Star X for the Game Boy Advance bears more than a passing resemblance to the original Starfox for the SNES. The game pushes a lot of polygons for a GBA game, and the results are pretty astonishing. Comparisons aside, this 3D space shooter is more than just a technical marvel--it is a thoroughly enjoyable experience, albeit with a few shortcomings.
The game follows the story of a pilot sent to escort a group of ambassadors on a goodwill mission to meet a group of a recently discovered alien race. You quickly realize that the aliens have no intention of playing nice--they have come for one reason alone, and that is to turn your entire race into slaves. After a lengthy in-game cutscene, you are thrown headfirst into the action--on a mission to make your way back home to inform your planet about the impending threat.
Set over the course of 22 missions, ranging from straightforward shoot-'em-up action to free-roaming search-and-destroy objectives, Star X offers just enough variety to keep from getting stale over the course of the game. One major drawback is the lack of a battery-save feature. Given that there are nearly two-dozen missions, it would have been nice to be able to pick up right where you left off. In its place is an antiquated password system, complete with a font that makes certain characters nearly indistinguishable from others.
From a graphical standpoint, the flat-shaded polygons of Star X are a reminder of the days when 3D was first beginning to be a possibility on home consoles. While the visuals may look somewhat archaic by today's standards, when you take into account that this game is found on a portable console, the results are stunning. The visuals may seem simple, but the game looks quite impressive considering what you're playing it on. In addition to this, the game moves along at a decently smooth frame rate, making the experience all the more enjoyable. The sound in the game, on the other hand, is not nearly as impressive as the visuals. Explosions and gunfire are repetitive and tinny, as is the music. Ultimately, though, this is one game that you'll remember for being impressive on a technical level--but not as a complete package.
Another area that could have used more polish is the controls in Star X. The layout of the buttons is simple enough and easy to get a handle on, but something just doesn't seem to work right. For instance, getting the hang of the enemy lock-on feature is tricky, to the point where just manually shooting down targets is easier and more effective. Piloting your ship is also a bit of a chore, since the control seems to be a little on the loose side.

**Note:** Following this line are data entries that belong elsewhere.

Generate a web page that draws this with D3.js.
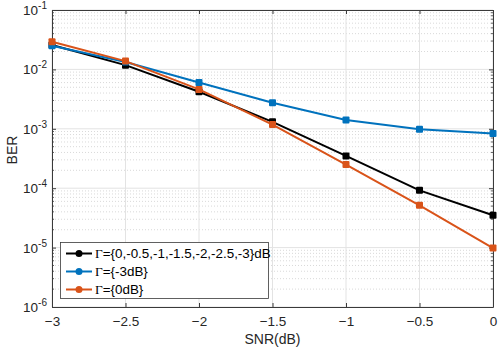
<!DOCTYPE html>
<html>
<head>
<meta charset="utf-8">
<script src="https://cdn.jsdelivr.net/npm/d3@7"></script>
<style>
  body { margin: 0; background: #fff; }
  text { font-family: "Liberation Sans", Arial, sans-serif; }
</style>
</head>
<body>
<div id="chart"></div>
<script>
// Data
var snr = [-3, -2.5, -2, -1.5, -1, -0.5, 0];
var berAll = [0.0257, 0.0118, 0.0042, 0.00131, 0.00035, 0.000092, 0.000035];
var berM3 = [0.025, 0.0133, 0.006, 0.00274, 0.00141, 0.00098, 0.00083];
var ber0 = [0.0292, 0.0138, 0.0046, 0.00118, 0.00025, 0.0000515, 0.0000098];
var seriesNames = ["={0,-0.5,-1,-1.5,-2,-2.5,-3}dB", "={-3dB}", "={0dB}"];
var seriesColors = ["#000000", "#0072BD", "#D95319"];
var xTicks = [-3, -2.5, -2, -1.5, -1, -0.5, 0];
var yExps = [-1, -2, -3, -4, -5, -6];

// Dimensions
var svgWidth = 498, svgHeight = 350;
var marginLeft = 52, marginTop = 10, marginRight = 5, marginBottom = 43;
var chartWidth = svgWidth - marginLeft - marginRight;
var chartHeight = svgHeight - marginTop - marginBottom;

var svg = d3.select("#chart").append("svg")
  .attr("width", svgWidth)
  .attr("height", svgHeight);

var chartGroup = svg.append("g")
  .attr("transform", `translate(${marginLeft}, ${marginTop})`);

var xScale = d3.scaleLinear().domain([-3, 0]).range([0, chartWidth]);
var yScale = d3.scaleLog().domain([1e-6, 1e-1]).range([chartHeight, 0]);

// Minor grid (horizontal only, dotted)
var minorVals = [];
for (var e = -6; e < -1; e++) {
  for (var m = 2; m <= 9; m++) minorVals.push(m * Math.pow(10, e));
}
chartGroup.append("g").selectAll("line")
  .data(minorVals).enter().append("line")
  .attr("x1", 0).attr("x2", chartWidth)
  .attr("y1", d => yScale(d)).attr("y2", d => yScale(d))
  .attr("stroke", "#cfcfcf").attr("stroke-width", 0.8)
  .attr("stroke-dasharray", "1,2");

// Major grid
chartGroup.append("g").selectAll("line")
  .data(yExps).enter().append("line")
  .attr("x1", 0).attr("x2", chartWidth)
  .attr("y1", d => yScale(Math.pow(10, d))).attr("y2", d => yScale(Math.pow(10, d)))
  .attr("stroke", "#e3e3e3").attr("stroke-width", 1);
chartGroup.append("g").selectAll("line")
  .data(xTicks).enter().append("line")
  .attr("y1", 0).attr("y2", chartHeight)
  .attr("x1", d => xScale(d)).attr("x2", d => xScale(d))
  .attr("stroke", "#e3e3e3").attr("stroke-width", 1);

// Axes (ticks inward, box on all sides)
var axisColor = "#3a3a3a";
function styleAxis(g) {
  g.select(".domain").attr("stroke", axisColor);
  g.selectAll(".tick line").attr("stroke", axisColor);
  g.selectAll(".tick text").attr("fill", "#262626").attr("font-size", 13.5)
    .attr("font-family", "Liberation Sans, Arial, sans-serif");
}

var xAxis = d3.axisBottom(xScale).tickValues(xTicks).tickSizeInner(-4).tickSizeOuter(0)
  .tickPadding(9).tickFormat(d3.format("~g"));
chartGroup.append("g").attr("transform", `translate(0,${chartHeight})`)
  .call(xAxis).call(styleAxis);
chartGroup.append("g")
  .call(d3.axisTop(xScale).tickValues(xTicks).tickSizeInner(-4).tickSizeOuter(0).tickFormat(""))
  .call(styleAxis);

var yAxisL = d3.axisLeft(yScale).tickValues(yExps.map(d => Math.pow(10, d)))
  .tickSizeInner(-4).tickSizeOuter(0).tickPadding(8).tickFormat("");
chartGroup.append("g").call(yAxisL).call(styleAxis);
chartGroup.append("g").attr("transform", `translate(${chartWidth},0)`)
  .call(d3.axisRight(yScale).tickValues(yExps.map(d => Math.pow(10, d)))
    .tickSizeInner(-4).tickSizeOuter(0).tickFormat(""))
  .call(styleAxis);

// Minor ticks on left/right
[0, chartWidth].forEach(function(x0) {
  var dir = x0 === 0 ? 1 : -1;
  chartGroup.append("g").selectAll("line")
    .data(minorVals).enter().append("line")
    .attr("x1", x0).attr("x2", x0 + dir * 2)
    .attr("y1", d => yScale(d)).attr("y2", d => yScale(d))
    .attr("stroke", axisColor).attr("stroke-width", 0.8);
});

// Y tick labels 10^n
yExps.forEach(function(ex) {
  var t = chartGroup.append("text")
    .attr("x", -5).attr("y", yScale(Math.pow(10, ex)) + 5)
    .attr("text-anchor", "end").attr("fill", "#262626").attr("font-size", 13.5);
  t.append("tspan").text("10");
  t.append("tspan").attr("dy", -6).attr("font-size", 10).text(ex);
});

// Lines and markers
var allSeries = [berAll, berM3, ber0];
var line = d3.line().x((d, i) => xScale(snr[i])).y(d => yScale(d));
allSeries.forEach(function(s, k) {
  chartGroup.append("path").datum(s)
    .attr("d", line).attr("fill", "none")
    .attr("stroke", seriesColors[k]).attr("stroke-width", 2);
  chartGroup.append("g").selectAll("rect")
    .data(s).enter().append("rect")
    .attr("x", (d, i) => xScale(snr[i]) - 3.5)
    .attr("y", d => yScale(d) - 3.5)
    .attr("width", 7).attr("height", 7).attr("rx", 1)
    .attr("fill", seriesColors[k]);
});

// Axis titles
svg.append("text")
  .attr("x", marginLeft + chartWidth / 2).attr("y", 344)
  .attr("text-anchor", "middle").attr("font-size", 14).attr("fill", "#262626")
  .text("SNR(dB)");
svg.append("text")
  .attr("transform", `translate(16.5, 150) rotate(-90)`)
  .attr("text-anchor", "middle").attr("font-size", 14).attr("fill", "#262626")
  .text("BER");

// Legend
var legend = svg.append("g");
legend.append("rect")
  .attr("x", 60.5).attr("y", 242.5).attr("width", 208).attr("height", 56)
  .attr("fill", "#fff").attr("stroke", axisColor).attr("stroke-width", 0.8);
var legendY = [253.5, 271.5, 289.5];
seriesNames.forEach(function(name, k) {
  legend.append("line")
    .attr("x1", 66).attr("x2", 92).attr("y1", legendY[k]).attr("y2", legendY[k])
    .attr("stroke", seriesColors[k]).attr("stroke-width", 2);
  legend.append("circle")
    .attr("cx", 79).attr("cy", legendY[k]).attr("r", 3.5)
    .attr("fill", seriesColors[k]);
  var t = legend.append("text")
    .attr("x", 95).attr("y", legendY[k] + 4.5)
    .attr("font-size", 13.4).attr("fill", "#000");
  t.append("tspan").attr("font-family", "Liberation Serif, serif").text("Γ");
  t.append("tspan").text(name);
});
</script>
</body>
</html>
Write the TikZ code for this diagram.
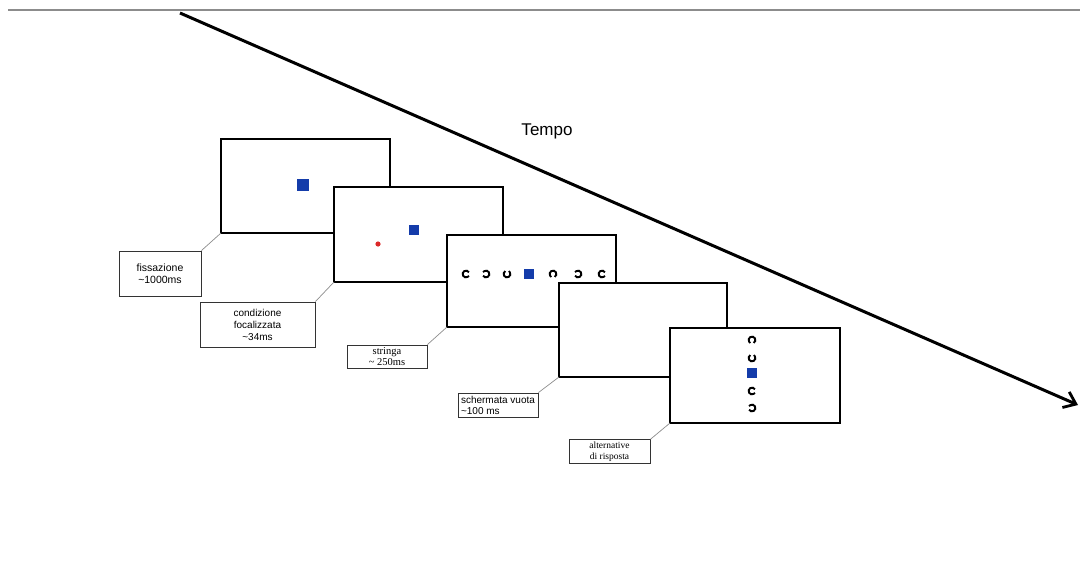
\documentclass[tikz,border=0pt]{standalone}
\usepackage{fontspec}
\setmainfont{Liberation Sans}
\newfontfamily\serifL{Liberation Serif}
\usetikzlibrary{arrows.meta}
\definecolor{sqblue}{RGB}{20,60,170}
\definecolor{dotred}{RGB}{220,40,40}
\tikzset{
  screen/.style={draw=black,line width=2pt,fill=white},
  lbl/.style={draw=black!80,line width=0.8pt,fill=white,inner sep=2pt,align=center},
  lead/.style={draw=black!45,line width=0.7pt},
  sq/.style={fill=sqblue,draw=none,minimum size=#1,inner sep=0pt},
  ring/.style={draw=black,line width=1.9pt,line cap=butt},
}
% Landolt C: #1 = coordinate name, #2 = direction of the gap (degrees)
\newcommand{\landoltC}[2]{%
  \draw[ring] ([shift={(#2+30:3.4pt)}]#1) arc[start angle=#2+30,end angle=#2+330,radius=3.4pt];}
\begin{document}
\begin{tikzpicture}[x=1pt,y=-1pt]
\useasboundingbox (0,0) rectangle (1080,581);
% top rule
\draw[black!45,line width=1.5pt] (8,10) -- (1080,10);
% time arrow
\coordinate (tA) at (180,13);
\coordinate (tB) at (1078,405);
\draw[line width=3pt,-{Straight Barb[length=11pt,width=17pt,line width=2.8pt]}] (tA) -- (tB);
\node[font=\fontsize{17}{17}\selectfont] (tempo) at (547,131) {Tempo};

% screens
\draw[screen] (221,139) rectangle (390,233);
\node[sq=12pt] (s1sq) at (303,185) {};
\coordinate (s1bl) at (221,233);

\draw[screen] (334,187) rectangle (503,282);
\node[sq=10pt] (s2sq) at (414,230) {};
\fill[dotred] (378,244) circle (2.6pt);
\coordinate (s2bl) at (334,282);

\draw[screen] (447,235) rectangle (616,327);
\coordinate (c1) at (466,274);
\coordinate (c2) at (486,274);
\coordinate (c3) at (507,274);
\node[sq=10pt] (s3sq) at (529,274) {};
\coordinate (c5) at (553,274);
\coordinate (c6) at (578,274);
\coordinate (c7) at (602,274);
% note y axis is flipped: angle 90 points down
\landoltC{c1}{0}
\landoltC{c2}{180}
\landoltC{c3}{90}
\landoltC{c5}{-90}
\landoltC{c6}{180}
\landoltC{c7}{0}
\coordinate (s3bl) at (447,327);

\draw[screen] (559,283) rectangle (727,377);
\coordinate (s4bl) at (559,377);

\draw[screen] (670,328) rectangle (840,423);
\coordinate (v1) at (752,340);
\coordinate (v2) at (752,358);
\node[sq=10pt] (s5sq) at (752,373) {};
\coordinate (v4) at (752,391);
\coordinate (v5) at (752,408);
\landoltC{v1}{-90}
\landoltC{v2}{90}
\landoltC{v4}{0}
\landoltC{v5}{180}
\coordinate (s5bl) at (670,423);

% labels
\node[lbl,minimum width=82pt,minimum height=45pt,font=\fontsize{10.5}{12.5}\selectfont] (L1) at (160,273.5) {fissazione\\\textasciitilde1000ms};
\node[lbl,minimum width=115pt,minimum height=45pt,font=\fontsize{10}{12}\selectfont] (L2) at (257.5,324.5) {condizione\\focalizzata\\\textasciitilde34ms};
\node[lbl,minimum width=80pt,minimum height=23pt,font=\serifL\fontsize{10.5}{11}\selectfont] (L3) at (387,356.5) {stringa\\\textasciitilde{} 250ms};
\node[lbl,minimum width=80pt,minimum height=24pt,align=left,font=\fontsize{10}{11}\selectfont] (L4) at (498,405) {schermata vuota\\\textasciitilde100 ms\hspace*{2.8em}};
\node[lbl,minimum width=81pt,minimum height=23pt,font=\serifL\fontsize{9.5}{11}\selectfont] (L5) at (609.5,451.5) {alternative\\di risposta};

% leader lines
\draw[lead] (L1.north east) -- (s1bl);
\draw[lead] (L2.north east) -- (s2bl);
\draw[lead] (L3.north east) -- (s3bl);
\draw[lead] (L4.north east) -- (s4bl);
\draw[lead] (L5.north east) -- (s5bl);
\end{tikzpicture}
\end{document}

Gripes aside, after playing through the first couple of missions, you'll be able to get a decent feel for the control scheme.
To sum things up, Star X is a sight to be seen on the Game Boy Advance. While the game definitely borrows heavily from its ancestors, it manages to stand out it its own right. While this goes for both good and bad, in the end, this game would be a solid addition to any owner of Nintendo's portable wonder.